■ Exercise description ■
Transcribe only the part of the material below that begins at the line containing "Convert this chart" and ends at the line containing "census_share = [0.04, 0.12, 0.13, 0.75]", with both kept and images left out.

■ Supplied records ■

- - - - - - -

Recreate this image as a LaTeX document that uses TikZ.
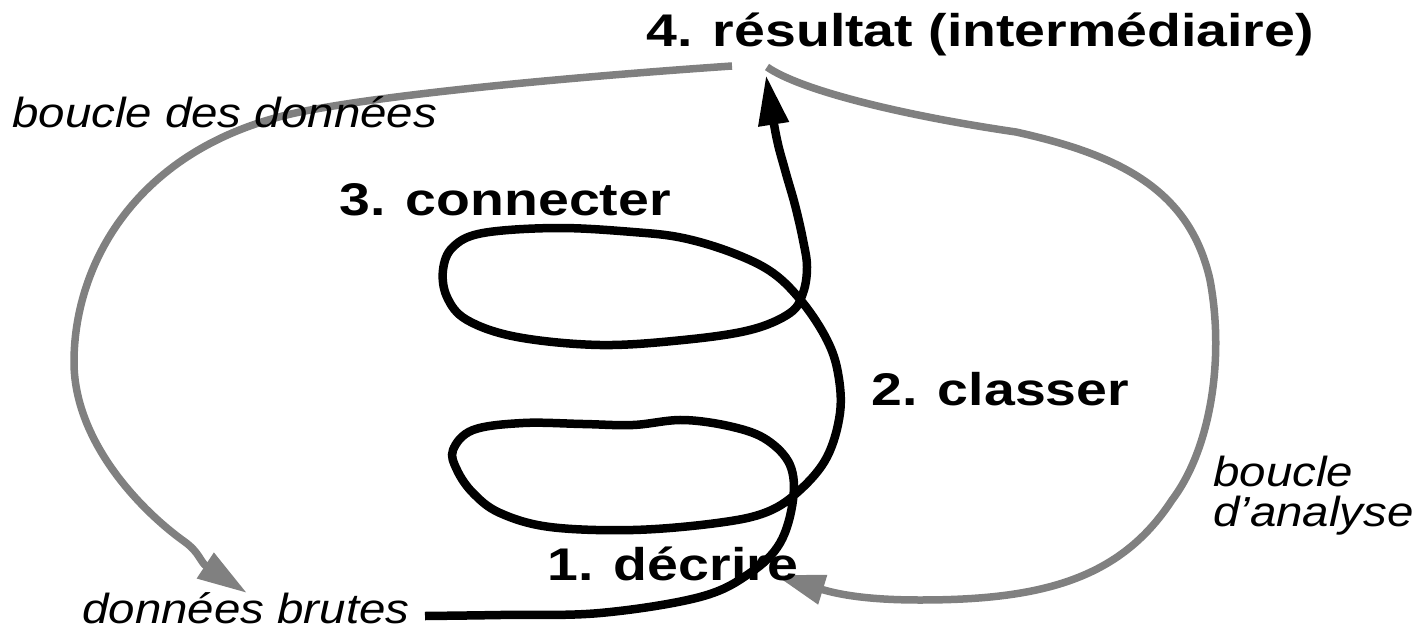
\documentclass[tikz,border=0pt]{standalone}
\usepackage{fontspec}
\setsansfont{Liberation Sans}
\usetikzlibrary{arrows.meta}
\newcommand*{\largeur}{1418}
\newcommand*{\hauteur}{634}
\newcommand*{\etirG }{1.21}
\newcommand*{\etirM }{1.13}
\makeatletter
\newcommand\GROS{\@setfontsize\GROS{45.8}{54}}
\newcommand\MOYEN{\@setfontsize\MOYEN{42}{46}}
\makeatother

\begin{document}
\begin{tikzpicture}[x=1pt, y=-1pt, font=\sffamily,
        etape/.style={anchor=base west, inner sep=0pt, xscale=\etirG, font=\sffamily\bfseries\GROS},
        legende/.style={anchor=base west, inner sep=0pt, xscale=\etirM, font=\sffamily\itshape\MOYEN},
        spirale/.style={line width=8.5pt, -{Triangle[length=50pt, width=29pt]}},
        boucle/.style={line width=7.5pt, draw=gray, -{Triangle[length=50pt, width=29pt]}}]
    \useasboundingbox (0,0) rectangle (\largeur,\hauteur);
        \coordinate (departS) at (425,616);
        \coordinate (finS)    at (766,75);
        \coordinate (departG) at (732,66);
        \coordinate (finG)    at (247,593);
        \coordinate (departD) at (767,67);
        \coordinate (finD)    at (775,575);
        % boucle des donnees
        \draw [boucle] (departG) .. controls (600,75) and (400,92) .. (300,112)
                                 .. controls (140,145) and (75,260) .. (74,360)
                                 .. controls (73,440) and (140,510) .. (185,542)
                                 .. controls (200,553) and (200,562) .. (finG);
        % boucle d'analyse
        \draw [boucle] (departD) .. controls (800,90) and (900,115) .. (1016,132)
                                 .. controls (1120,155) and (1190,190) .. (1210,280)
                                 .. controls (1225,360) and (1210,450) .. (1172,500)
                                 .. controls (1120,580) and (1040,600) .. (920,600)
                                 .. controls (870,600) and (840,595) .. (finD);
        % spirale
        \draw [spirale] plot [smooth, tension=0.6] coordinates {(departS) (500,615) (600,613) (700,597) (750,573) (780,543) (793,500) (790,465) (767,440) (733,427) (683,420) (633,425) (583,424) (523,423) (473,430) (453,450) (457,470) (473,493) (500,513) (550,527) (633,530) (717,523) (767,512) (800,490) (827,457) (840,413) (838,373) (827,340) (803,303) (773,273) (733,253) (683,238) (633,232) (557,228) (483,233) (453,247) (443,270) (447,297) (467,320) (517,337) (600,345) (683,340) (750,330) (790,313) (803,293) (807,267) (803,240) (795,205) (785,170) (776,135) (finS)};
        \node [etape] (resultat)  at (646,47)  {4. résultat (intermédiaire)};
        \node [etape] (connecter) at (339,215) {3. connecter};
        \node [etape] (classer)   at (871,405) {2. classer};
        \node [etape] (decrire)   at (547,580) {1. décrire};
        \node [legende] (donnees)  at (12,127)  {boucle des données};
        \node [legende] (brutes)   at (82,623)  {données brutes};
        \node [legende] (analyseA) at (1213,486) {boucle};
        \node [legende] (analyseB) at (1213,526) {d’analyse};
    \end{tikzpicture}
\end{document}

- - - - - - -

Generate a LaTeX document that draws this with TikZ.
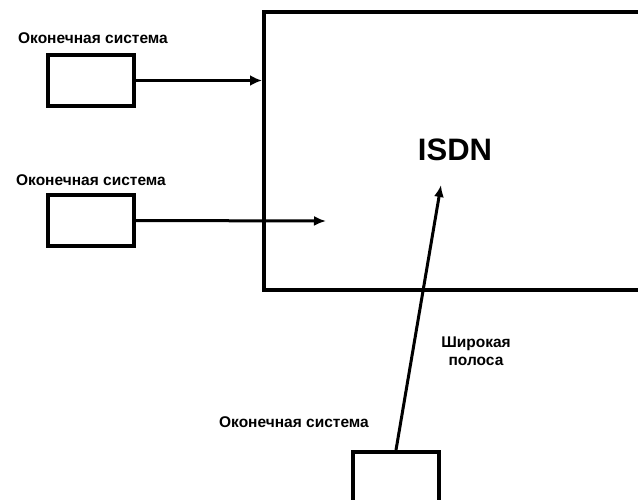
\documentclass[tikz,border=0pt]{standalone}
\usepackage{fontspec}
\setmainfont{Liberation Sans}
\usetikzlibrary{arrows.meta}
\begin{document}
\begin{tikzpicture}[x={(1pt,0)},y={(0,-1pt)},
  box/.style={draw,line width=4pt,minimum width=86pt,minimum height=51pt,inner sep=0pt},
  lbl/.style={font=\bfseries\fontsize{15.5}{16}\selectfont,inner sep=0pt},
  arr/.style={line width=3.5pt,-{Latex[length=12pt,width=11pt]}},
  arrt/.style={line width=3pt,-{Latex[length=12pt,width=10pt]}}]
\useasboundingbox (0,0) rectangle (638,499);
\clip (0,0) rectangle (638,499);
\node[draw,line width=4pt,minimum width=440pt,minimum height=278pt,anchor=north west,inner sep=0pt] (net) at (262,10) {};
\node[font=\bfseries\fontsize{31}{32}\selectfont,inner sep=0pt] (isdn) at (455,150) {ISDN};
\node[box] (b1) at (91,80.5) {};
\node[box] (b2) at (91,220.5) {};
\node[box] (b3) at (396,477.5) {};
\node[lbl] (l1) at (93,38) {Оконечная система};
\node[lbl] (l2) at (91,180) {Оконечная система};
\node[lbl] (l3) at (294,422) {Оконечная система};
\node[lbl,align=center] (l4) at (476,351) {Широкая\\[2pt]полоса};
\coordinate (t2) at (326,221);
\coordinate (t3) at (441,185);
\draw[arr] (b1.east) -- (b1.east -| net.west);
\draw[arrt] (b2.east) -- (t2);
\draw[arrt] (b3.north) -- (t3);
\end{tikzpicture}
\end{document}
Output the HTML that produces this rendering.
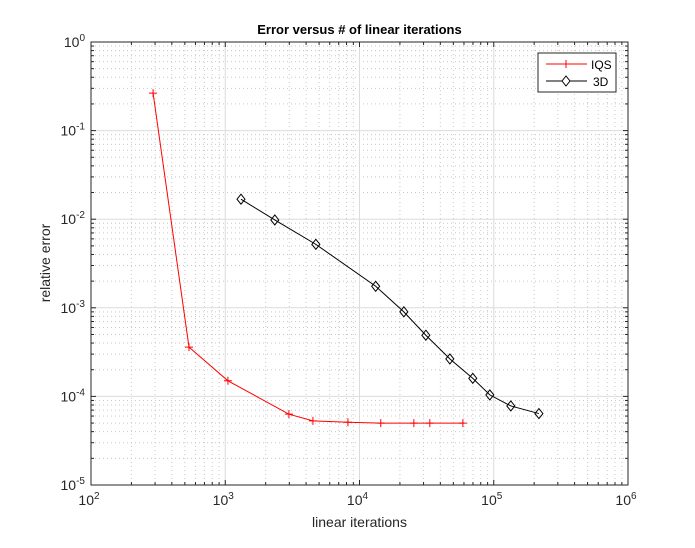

- - - - - - -

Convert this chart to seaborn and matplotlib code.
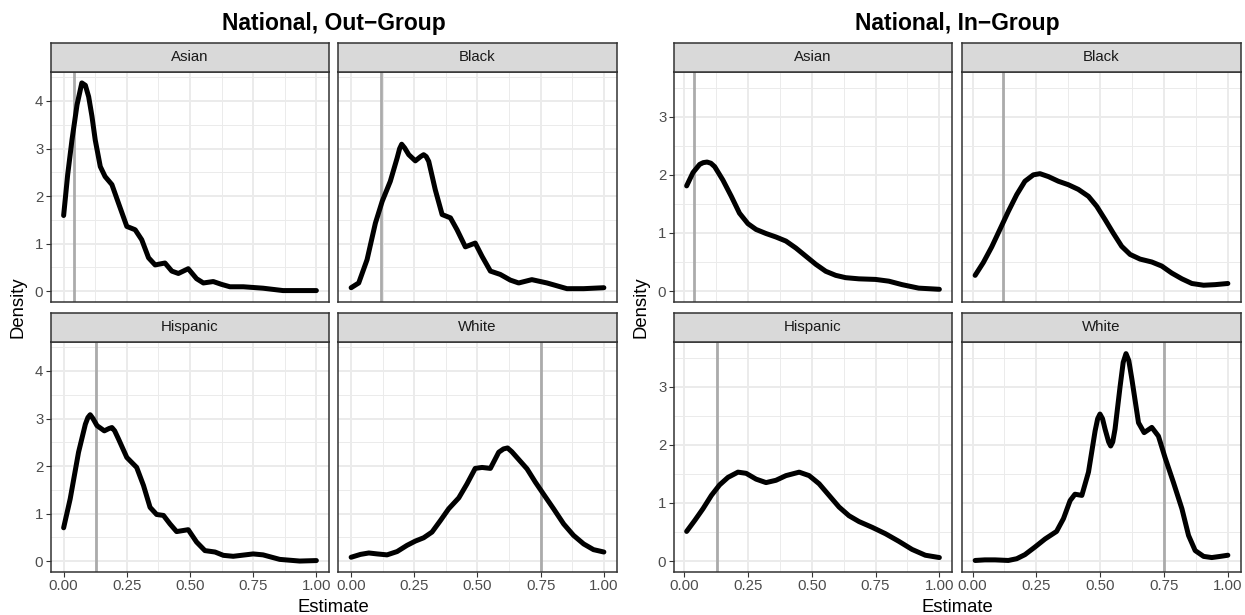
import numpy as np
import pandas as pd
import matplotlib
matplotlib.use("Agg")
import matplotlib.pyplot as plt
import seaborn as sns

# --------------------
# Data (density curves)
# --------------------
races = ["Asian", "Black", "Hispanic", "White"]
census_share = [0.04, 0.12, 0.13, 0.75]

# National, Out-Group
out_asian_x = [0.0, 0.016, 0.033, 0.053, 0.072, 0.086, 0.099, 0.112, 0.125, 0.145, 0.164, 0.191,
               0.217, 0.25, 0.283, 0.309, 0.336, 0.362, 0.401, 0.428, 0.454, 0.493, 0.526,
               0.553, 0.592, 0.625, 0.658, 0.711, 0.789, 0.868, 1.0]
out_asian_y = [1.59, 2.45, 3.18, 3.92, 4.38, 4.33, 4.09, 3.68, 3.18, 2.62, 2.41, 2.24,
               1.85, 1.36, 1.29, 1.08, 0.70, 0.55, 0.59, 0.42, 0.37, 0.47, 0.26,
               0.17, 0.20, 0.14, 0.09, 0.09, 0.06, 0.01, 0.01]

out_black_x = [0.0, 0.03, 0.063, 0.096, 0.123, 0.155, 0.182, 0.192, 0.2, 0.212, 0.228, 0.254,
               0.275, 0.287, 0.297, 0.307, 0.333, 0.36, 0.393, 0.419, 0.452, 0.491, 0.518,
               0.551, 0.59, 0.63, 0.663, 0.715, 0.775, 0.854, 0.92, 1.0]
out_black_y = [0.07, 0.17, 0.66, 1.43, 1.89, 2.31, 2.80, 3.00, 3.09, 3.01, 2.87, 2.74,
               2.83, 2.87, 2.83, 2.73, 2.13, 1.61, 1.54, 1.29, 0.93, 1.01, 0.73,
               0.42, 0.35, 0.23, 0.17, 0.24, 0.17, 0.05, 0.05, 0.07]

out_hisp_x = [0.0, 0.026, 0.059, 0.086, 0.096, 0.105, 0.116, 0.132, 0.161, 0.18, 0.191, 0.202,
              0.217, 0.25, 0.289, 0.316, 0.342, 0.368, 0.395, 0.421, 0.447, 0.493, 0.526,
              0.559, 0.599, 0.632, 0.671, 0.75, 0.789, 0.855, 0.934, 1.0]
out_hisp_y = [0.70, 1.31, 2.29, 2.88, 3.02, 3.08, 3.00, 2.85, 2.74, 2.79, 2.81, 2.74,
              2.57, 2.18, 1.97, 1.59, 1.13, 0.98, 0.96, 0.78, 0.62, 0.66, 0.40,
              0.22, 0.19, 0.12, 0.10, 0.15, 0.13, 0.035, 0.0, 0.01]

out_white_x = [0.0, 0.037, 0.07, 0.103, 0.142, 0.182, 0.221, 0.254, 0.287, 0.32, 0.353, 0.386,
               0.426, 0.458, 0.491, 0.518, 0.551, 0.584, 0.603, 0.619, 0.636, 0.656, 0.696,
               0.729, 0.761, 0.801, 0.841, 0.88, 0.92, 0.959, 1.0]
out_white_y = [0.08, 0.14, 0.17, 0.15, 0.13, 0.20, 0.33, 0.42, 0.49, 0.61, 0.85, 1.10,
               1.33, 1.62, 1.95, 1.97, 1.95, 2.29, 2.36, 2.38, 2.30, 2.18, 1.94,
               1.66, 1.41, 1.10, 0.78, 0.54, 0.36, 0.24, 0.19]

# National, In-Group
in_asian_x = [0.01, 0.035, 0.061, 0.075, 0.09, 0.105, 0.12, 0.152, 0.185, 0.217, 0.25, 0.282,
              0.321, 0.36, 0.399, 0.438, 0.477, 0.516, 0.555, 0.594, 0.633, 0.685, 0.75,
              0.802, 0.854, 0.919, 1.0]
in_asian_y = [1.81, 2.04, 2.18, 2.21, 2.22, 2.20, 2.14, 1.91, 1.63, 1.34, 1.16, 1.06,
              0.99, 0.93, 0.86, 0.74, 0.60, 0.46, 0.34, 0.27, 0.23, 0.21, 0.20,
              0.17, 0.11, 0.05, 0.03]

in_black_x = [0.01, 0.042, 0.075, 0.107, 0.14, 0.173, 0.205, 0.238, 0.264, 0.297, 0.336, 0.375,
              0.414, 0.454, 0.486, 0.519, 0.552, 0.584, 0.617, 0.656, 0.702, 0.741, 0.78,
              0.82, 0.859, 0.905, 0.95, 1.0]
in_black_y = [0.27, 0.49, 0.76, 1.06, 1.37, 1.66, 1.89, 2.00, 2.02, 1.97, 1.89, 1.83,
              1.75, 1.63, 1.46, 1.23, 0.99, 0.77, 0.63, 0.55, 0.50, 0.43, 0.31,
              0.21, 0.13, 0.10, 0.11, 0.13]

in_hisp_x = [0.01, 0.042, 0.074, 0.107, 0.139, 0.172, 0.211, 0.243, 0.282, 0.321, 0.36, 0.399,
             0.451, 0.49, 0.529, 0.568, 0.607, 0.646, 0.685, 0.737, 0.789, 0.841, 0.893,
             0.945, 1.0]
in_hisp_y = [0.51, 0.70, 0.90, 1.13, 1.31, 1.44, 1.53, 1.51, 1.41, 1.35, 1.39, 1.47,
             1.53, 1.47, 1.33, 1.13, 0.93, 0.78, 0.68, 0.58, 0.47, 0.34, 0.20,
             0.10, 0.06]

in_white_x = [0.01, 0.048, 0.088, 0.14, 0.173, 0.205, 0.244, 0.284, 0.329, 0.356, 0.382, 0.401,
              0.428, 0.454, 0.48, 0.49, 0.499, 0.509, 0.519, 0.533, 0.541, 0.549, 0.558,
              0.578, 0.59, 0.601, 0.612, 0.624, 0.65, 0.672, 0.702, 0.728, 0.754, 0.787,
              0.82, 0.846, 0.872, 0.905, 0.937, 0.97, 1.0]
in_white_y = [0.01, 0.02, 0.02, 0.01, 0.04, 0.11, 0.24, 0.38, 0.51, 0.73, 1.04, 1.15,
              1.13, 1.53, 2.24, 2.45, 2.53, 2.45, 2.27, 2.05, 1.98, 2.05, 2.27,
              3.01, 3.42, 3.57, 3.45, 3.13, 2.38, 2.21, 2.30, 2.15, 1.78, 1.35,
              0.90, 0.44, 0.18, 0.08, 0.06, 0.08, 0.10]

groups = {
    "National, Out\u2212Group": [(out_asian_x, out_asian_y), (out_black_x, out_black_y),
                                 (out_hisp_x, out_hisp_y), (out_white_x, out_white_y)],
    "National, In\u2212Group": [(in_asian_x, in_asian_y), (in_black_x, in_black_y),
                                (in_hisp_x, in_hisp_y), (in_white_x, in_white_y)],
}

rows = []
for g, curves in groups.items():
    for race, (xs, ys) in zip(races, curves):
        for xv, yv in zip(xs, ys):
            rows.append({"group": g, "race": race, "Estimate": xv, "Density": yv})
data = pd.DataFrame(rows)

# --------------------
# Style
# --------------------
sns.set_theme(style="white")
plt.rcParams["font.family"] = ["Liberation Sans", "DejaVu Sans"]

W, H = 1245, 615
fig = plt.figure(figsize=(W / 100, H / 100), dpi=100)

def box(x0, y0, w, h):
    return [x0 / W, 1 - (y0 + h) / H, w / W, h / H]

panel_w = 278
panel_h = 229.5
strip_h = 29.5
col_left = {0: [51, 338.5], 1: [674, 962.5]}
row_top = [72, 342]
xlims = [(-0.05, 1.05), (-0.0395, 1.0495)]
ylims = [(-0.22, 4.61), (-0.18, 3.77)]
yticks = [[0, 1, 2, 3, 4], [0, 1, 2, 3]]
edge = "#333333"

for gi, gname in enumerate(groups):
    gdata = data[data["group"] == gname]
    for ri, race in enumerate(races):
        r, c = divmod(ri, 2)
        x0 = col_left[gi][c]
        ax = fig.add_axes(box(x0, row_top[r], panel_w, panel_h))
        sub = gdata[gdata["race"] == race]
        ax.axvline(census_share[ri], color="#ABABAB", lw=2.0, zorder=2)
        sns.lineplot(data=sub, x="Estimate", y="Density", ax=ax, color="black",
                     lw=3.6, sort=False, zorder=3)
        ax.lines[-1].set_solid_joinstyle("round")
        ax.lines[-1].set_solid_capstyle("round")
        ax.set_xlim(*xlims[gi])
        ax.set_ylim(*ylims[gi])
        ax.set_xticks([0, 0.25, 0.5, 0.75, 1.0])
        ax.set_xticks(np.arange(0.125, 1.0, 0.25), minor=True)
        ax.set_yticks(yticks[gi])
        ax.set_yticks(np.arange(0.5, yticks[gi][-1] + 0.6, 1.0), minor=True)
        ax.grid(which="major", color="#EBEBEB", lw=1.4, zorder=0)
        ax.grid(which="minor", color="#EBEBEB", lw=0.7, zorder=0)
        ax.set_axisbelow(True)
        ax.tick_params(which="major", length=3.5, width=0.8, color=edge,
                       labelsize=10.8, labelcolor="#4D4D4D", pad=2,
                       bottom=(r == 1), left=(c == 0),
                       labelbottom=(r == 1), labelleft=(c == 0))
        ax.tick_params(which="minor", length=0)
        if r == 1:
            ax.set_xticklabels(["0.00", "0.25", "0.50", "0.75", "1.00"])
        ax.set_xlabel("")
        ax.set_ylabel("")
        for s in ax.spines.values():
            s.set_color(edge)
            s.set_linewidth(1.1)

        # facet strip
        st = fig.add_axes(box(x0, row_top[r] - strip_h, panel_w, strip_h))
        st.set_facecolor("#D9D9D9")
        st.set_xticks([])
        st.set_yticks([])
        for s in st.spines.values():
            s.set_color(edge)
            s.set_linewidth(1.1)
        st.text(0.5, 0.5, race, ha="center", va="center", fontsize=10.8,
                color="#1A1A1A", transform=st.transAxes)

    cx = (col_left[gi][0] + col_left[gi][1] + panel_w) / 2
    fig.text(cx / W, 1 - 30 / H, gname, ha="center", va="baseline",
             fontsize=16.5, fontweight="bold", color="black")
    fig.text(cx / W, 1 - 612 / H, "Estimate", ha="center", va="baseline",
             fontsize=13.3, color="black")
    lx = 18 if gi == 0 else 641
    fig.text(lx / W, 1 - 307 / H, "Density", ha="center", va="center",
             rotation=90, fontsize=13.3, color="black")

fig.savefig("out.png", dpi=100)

- - - - - - -

■ Result ■
Convert this chart to seaborn and matplotlib code.
import numpy as np
import pandas as pd
import matplotlib
matplotlib.use("Agg")
import matplotlib.pyplot as plt
import seaborn as sns

# --------------------
# Data (density curves)
# --------------------
races = ["Asian", "Black", "Hispanic", "White"]
census_share = [0.04, 0.12, 0.13, 0.75]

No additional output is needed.